Ébola et notre engagement

Venance Konan
Venance Konan
Venance Konan

Ébola et notre engagement

Comme d’habitude, nous avons tous tourné nos regards vers la « communauté internationale ». Et nous l’accusons d’immobilisme, manque de solidarité, de lenteur. Nous avons exulté lorsque des personnes ont été touchées en Europe et aux États-Unis, les principaux pays de la « communauté internationale » dont nous nous sommes volontairement exclus : « Maintenant qu’ils sont, eux aussi, touchés, ils vont se dépêcher de trouver les médicaments. En attendant, ils vont envoyer les moyens pour enrayer l’épidémie ».

Oui, comme pour tous nos problèmes, que ce soient la faim, la soif, l’insécurité, la dette, les fins de mois difficiles, le paludisme, Boko Haram, le Sida, les dictatures, les barbus du désert, les violations des droits de l’homme, les Constitutions violées, oui, comme pour tous nos problèmes, nous avons, encore une fois, abdiqué et nous attendons des autres qu’ils veuillent bien se distraire de leurs nombreuses occupations pour s’occuper un peu de nous. Combien de temps a mis notre Union africaine avant de réagir ? Et quelle a été cette réaction ?  Quelle a été celle de la Cedeao, union régionale dont les trois pays les plus touchés par l’épidémie sont tous membres ? Nous nous plaignons du peu de moyens dégagés par la communauté internationale pour lutter contre l’épidémie. Combien de moyens avons-nous, nous-mêmes, dégagés ? Quel geste, ne serait-ce que symbolique, un pays africain a-t-il fait à l’égard des pays touchés par la maladie ? Depuis quand d’ailleurs un Etat africain a-t-il montré de la solidarité à l’égard d’un autre État africain en cas de malheur ?

Aujourd’hui, nous sommes face à Ébola. Comme hier nous avons été face à bien d’autres calamités dont les moindres ne sont pas nos propres stupidités. Aujourd’hui comme hier, notre victoire ou notre échec sur Ébola dépendra de notre propre comportement. Cette fièvre hémorragique avait commencé à sévir sur notre continent, il y a de cela plus de vingt-cinq ans, en Afrique centrale.
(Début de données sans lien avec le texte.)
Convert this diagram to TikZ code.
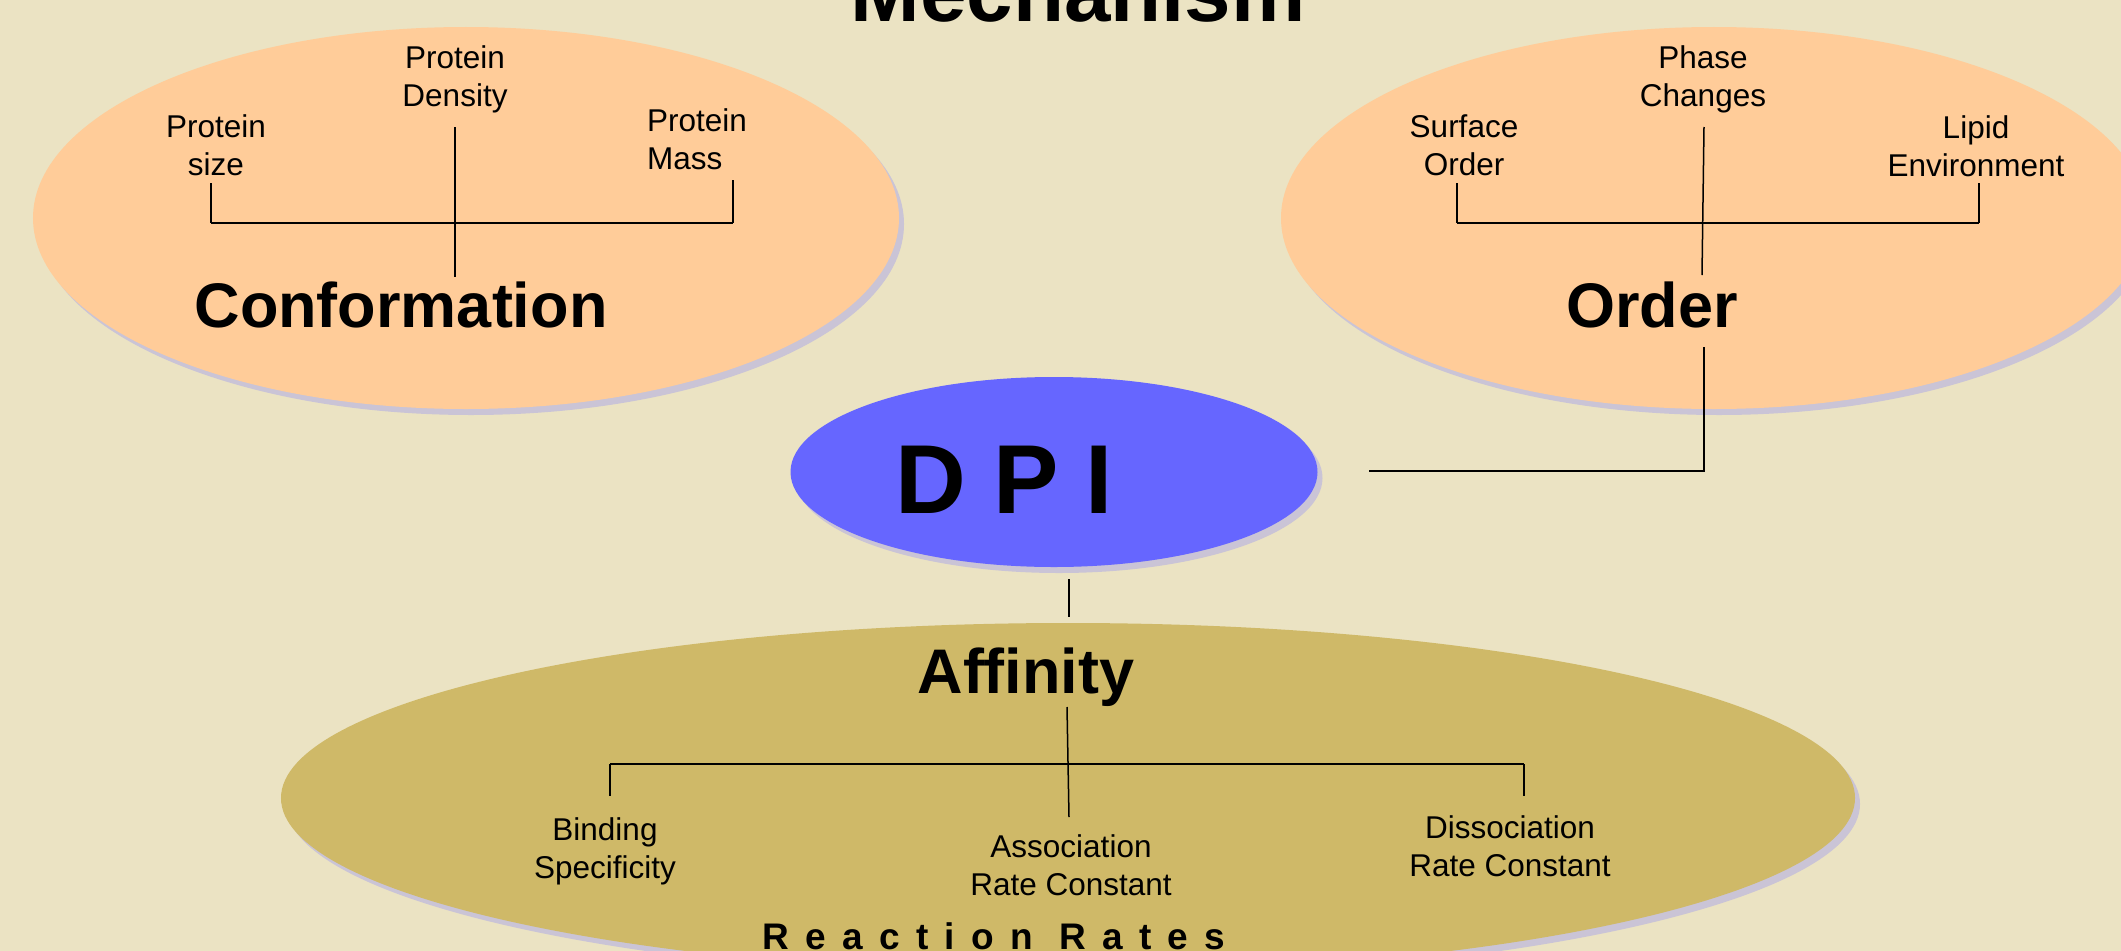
\documentclass[tikz,border=0pt]{standalone}
\usepackage{fontspec}
\setmainfont{Liberation Sans}
\usetikzlibrary{shapes.geometric,shadows}
\definecolor{bgc}{RGB}{235,227,195}
\definecolor{orangec}{RGB}{255,204,153}
\definecolor{bluec}{RGB}{102,102,255}
\definecolor{goldc}{RGB}{207,185,104}
\definecolor{shadowc}{RGB}{202,196,214}
\tikzset{
  blob/.style={ellipse, inner sep=0pt, draw=none,
    drop shadow={shadow xshift=5bp, shadow yshift=-6bp, fill=shadowc, opacity=1}},
  small/.style={font=\fontsize{31.5bp}{38bp}\selectfont, inner sep=0pt, align=center, anchor=base},
  big/.style={font=\fontsize{63bp}{70bp}\selectfont\bfseries, inner sep=0pt, anchor=base},
  link/.style={line width=1.5bp, black},
  bar/.style={line width=2.2bp, black},
}
\begin{document}
\begin{tikzpicture}[x=1bp,y=-1bp]
\useasboundingbox (0,0) rectangle (2121,951);
\clip (0,0) rectangle (2121,951);
\fill[bgc] (0,0) rectangle (2121,951);

% ellipses
\node[blob, fill=orangec, minimum width=866bp, minimum height=382bp] (confE) at (466,218) {};
\node[blob, fill=orangec, minimum width=866bp, minimum height=382bp] (ordE) at (1714,218) {};
\node[blob, fill=bluec, minimum width=527bp, minimum height=190bp] (dpiE) at (1054,472) {};
\node[blob, fill=goldc, minimum width=1574bp, minimum height=350bp] (affE) at (1068,798) {};

% title
\node[font=\fontsize{83.5bp}{90bp}\selectfont\bfseries, inner sep=0pt, anchor=base] (title) at (1078,21) {Mechanism};

% left ellipse texts (base = last line baseline)
\node[small] (psize) at (216,175) {Protein\\size};
\node[small] (pdens) at (455,106) {Protein\\Density};
\node[small, align=left] (pmass) at (697,169) {Protein\\Mass};
\node[big] (conf) at (401,327) {Conformation};

% right ellipse texts
\node[small] (sord) at (1464,175) {Surface\\Order};
\node[small] (phase) at (1703,106) {Phase\\Changes};
\node[small] (lipid) at (1976,176) {Lipid\\Environment};
\node[big] (order) at (1652,327) {Order};

% DPI
\node[font=\fontsize{98bp}{100bp}\selectfont\bfseries, inner sep=0pt, anchor=base] (dpi) at (1004,513) {D P I};

% bottom texts
\node[big] (aff) at (1026,693) {Affinity};
\node[small] (bind) at (605,878) {Binding\\Specificity};
\node[small] (assoc) at (1071,895) {Association\\Rate Constant};
\node[small] (dissoc) at (1510,876) {Dissociation\\Rate Constant};
\node[font=\fontsize{37bp}{40bp}\selectfont\bfseries\addfontfeatures{LetterSpace=44}, inner sep=0pt, anchor=base] (rr) at (994,949) {Reaction Rates};

% connector coordinates
\coordinate (cT) at (455,127); \coordinate (cB) at (455,277);
\coordinate (cL) at (211,223); \coordinate (cR) at (733,223);
\coordinate (cLt) at (211,183); \coordinate (cRt) at (733,180);
\coordinate (oT) at (1704,127); \coordinate (oB) at (1702,275);
\coordinate (oL) at (1457,223); \coordinate (oR) at (1979,223);
\coordinate (oLt) at (1457,183); \coordinate (oRt) at (1979,183);
\coordinate (oDown) at (1704,347); \coordinate (oCorner) at (1704,471); \coordinate (dpiR) at (1369,471);
\coordinate (dT) at (1069,579); \coordinate (dB) at (1069,617);
\coordinate (aT) at (1067,707); \coordinate (aB) at (1069,817);
\coordinate (aL) at (610,764); \coordinate (aR) at (1524,764);
\coordinate (aLb) at (610,796); \coordinate (aRb) at (1524,796);

% left tree
\draw[link] (cT) -- (cB);
\draw[bar] (cL) -- (cR);
\draw[link] (cLt) -- (cL);
\draw[link] (cRt) -- (cR);
% right tree
\draw[link] (oT) -- (oB);
\draw[bar] (oL) -- (oR);
\draw[link] (oLt) -- (oL);
\draw[link] (oRt) -- (oR);
\draw[link] (oDown) -- (oCorner) -- (dpiR);
% DPI to affinity
\draw[link] (dT) -- (dB);
% bottom tree
\draw[link] (aT) -- (aB);
\draw[bar] (aL) -- (aR);
\draw[link] (aL) -- (aLb);
\draw[link] (aR) -- (aRb);
\end{tikzpicture}
\end{document}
Nous ne lui avions trouvé aucune réponse. Ce sont les autres qui sont venus à notre rescousse. Lorsque l’épidémie s’est calmée, nous avons oublié Ébola. Puisque les Occidentaux l’avaient oublié. Nous l’avons oublié jusqu’à ce qu’il resurgisse, plus virulent que jamais, en Afrique occidentale. Et, encore une fois, nous sommes impuissants, attendant que les autres veuillent bien lui trouver une réponse. Nous pourrons disserter, autant que nous le voudrons, sur l’origine réelle de ce virus, sur le fait que dès que deux Américains ont été touchés, un médicament a été  trouvé pour les soigner et les guérir, sur la stigmatisation dont nous serons bientôt victimes, mais tant que nous ne nous impliquerons pas résolument dans la recherche de solutions à ce problème qui est avant tout le nôtre, nous ne serons que des pantins que les autres manipuleront selon leur volonté. Certes, ce n’est pas de nos laboratoires poussiéreux, pleins de toiles d’araignée et mangés par les mites que nous devrions attendre le vaccin ou le sérum qui nous sauverait la vie. Mais si, par exemple, chacun des cinquante-quatre pays de l’Union africaine mettait 400 millions de francs cfa - ce qui représente, paraît-il, les frais de mission d’un Premier ministre africain et de sa délégation aux Assemblées annuelles de la Banque mondiale - dans un « fonds de lutte contre Ébola », cela montrerait notre volonté de faire quelque chose pour nous-mêmes et inciterait ceux qui en ont les moyens à nous accompagner plus résolument.

P.S : Le Président Ouattara a, au nom de la Côte d’Ivoire, déjà contribué à hauteur de 500 millions de francs Cfa.

Le Président gambien a aussi donné environ 250 millions de francs Cfa.

Nous n’avons pas connaissance des autres dons des Présidents africains.